Plant Cycle

Designed and Built by Christian Cormier

Plant Cycle is a limited run of 50 puzzles, designed and built by Christian Cormier as a follow-up to his Father & Son Dueling Keys. Plant features three custom keys (as opposed to Father’s two), which are protruding evenly from a BIG piece of layered metal, notched discs centered in recesses at different heights outside of each key. The top of each key has a different image cut out: seeds, stem, and flower (from where we get the name). The goal is to remove all three keys.

The first thing that you will notice should you be fortunate enough to get your hands on one, is that this thing is heavy. Like drop-it-in-a-sock-and-fight-your-way-through-hordes-of-zombies heavy. It comes with a circular piece of astroturf to thematically protect your table and shelves from this metal hulk (did I mention it was heavy?), a card with instructions, and a thin reset tool, which is not required to reset the puzzle but can certainly help. The instructions tell you that there are no magnets inside and no tools allowed (including the reset tool, obviously).

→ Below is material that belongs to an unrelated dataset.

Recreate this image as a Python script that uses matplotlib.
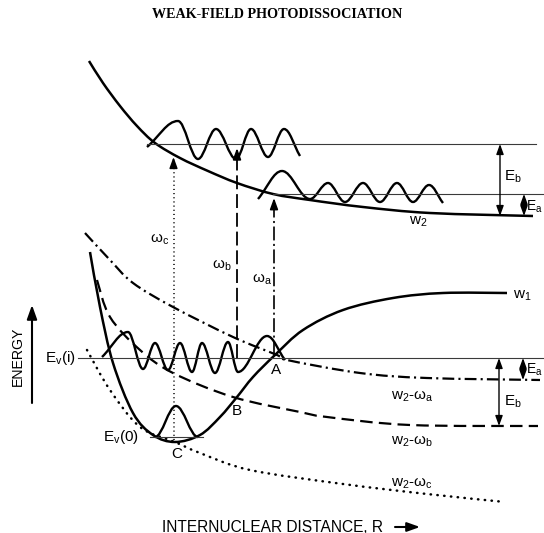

I ordered this from Christian a few months ago, and it arrived quickly, packed well and with care. It feels solid in your hands and looks very cool. And so I began turning keys. Unsurprisingly, they do not just come out, but each one can be turned this way and that, hitting obstacles and dead ends, allowing you to lift each one up and down (to some extent), but not to actually remove them from the base. I did most of my work on it with it at rest on a table, occasionally picking it up to turn it around and peer confusedly into its three faces, wondering what in the heck is going on inside. It would end up taking me many hours over several weeks (and a couple nudges from him) to fully solve it.

It is not a spoiler to say that working on this puzzles feels akin, to a limited extent, to manipulating three Revomazes that share the same base. Whether or not it can be solved in the same way is not something I will say (and considering the fact that I have never actually solved either of my Revos, I suppose I am hardly one to do so). Suffice it to say that this aspect of the puzzle is clear as soon as you start getting lost in each key’s journey up and down and all around.

I will say that there is more to the puzzle than “just” wandering through the three keyholes – Christian included a few tricks that made this puzzle stand out and be truly enjoyable. The solution had to be worked out through deduction, with a bit of help from some clues provided by the puzzle itself, in combination with trial and error and general fiddling about (and perhaps a bit of mapping).

On several occasions while working on it, I felt that I was just about to “solve” one or more keys, only to find that Christian was just messing with me. But I never felt frustrated, only mystified. And when that first, big a-ha hit, I was genuinely pleased: it made total sense and let me know, to some extent, what I needed to do, without actually knowing how to do it. This was something I had to work out intellectually before I could apply it, which to me is a hallmark of a great puzzle. And this disconnect between understanding at least this one trick and knowing how to fully implement it affords the puzzler even more quality puzzling.

Having figured out this aspect of the solve, I proceeded to make good progress, but I would still need a few more hours to fully solve this behemoth, getting lost and trapped many times, creating the need to backtrack and rethink my approach as I progressed through to the end. As I indicated, this main a-ha is not the only one, and there were other hidden features that I had to discover before I was able to get any one key out. This elicited a squawk of success, startling my sickeningly supportive spouse as I set this single key down with satisfaction, somewhat certain that I could now solve this sucker. However, Christian again seems to have planned for this, as I was not able to easily go on to remove the second and third key, and actually had to (reluctantly) re-insert the key, seemingly having overlooked something or needing to take a few steps back before I could continue forward.

Nonetheless, I was now able to find my way clear to the removal of the second key without too much trouble. But the third would elude me for quite some time, requiring more painful thinking as I tried to see what I was missing. Finally, eventually, all three keys were out, and, after the requisite happy dance, I snapped some pics for posterity and allowed it to rest peacefully before I would go on to tackle the reset. I chose to tackle this without the use of the provided tool, although I did use it at the end to make absolutely sure that all three keys were fully reset back to their starting positions.

Plant Cycle is an excellent puzzle from a relatively new creator who I am certain will bring us some new and exciting puzzles in the future – it is a unique puzzle that incorporates some mechanisms that I have not previously encountered with a novel goal. I also love this puzzle from a philosophical perspective, which may sound somewhat pedantic, but had to be said as it is not something one will generally find in a puzzle. Plant took the lessons Christian learned from Father & Son and applied the same concepts to create this apparently more difficult puzzle that will most assuredly delight and confound any puzzler and I genuinely look forward to seeing what he will come up with next.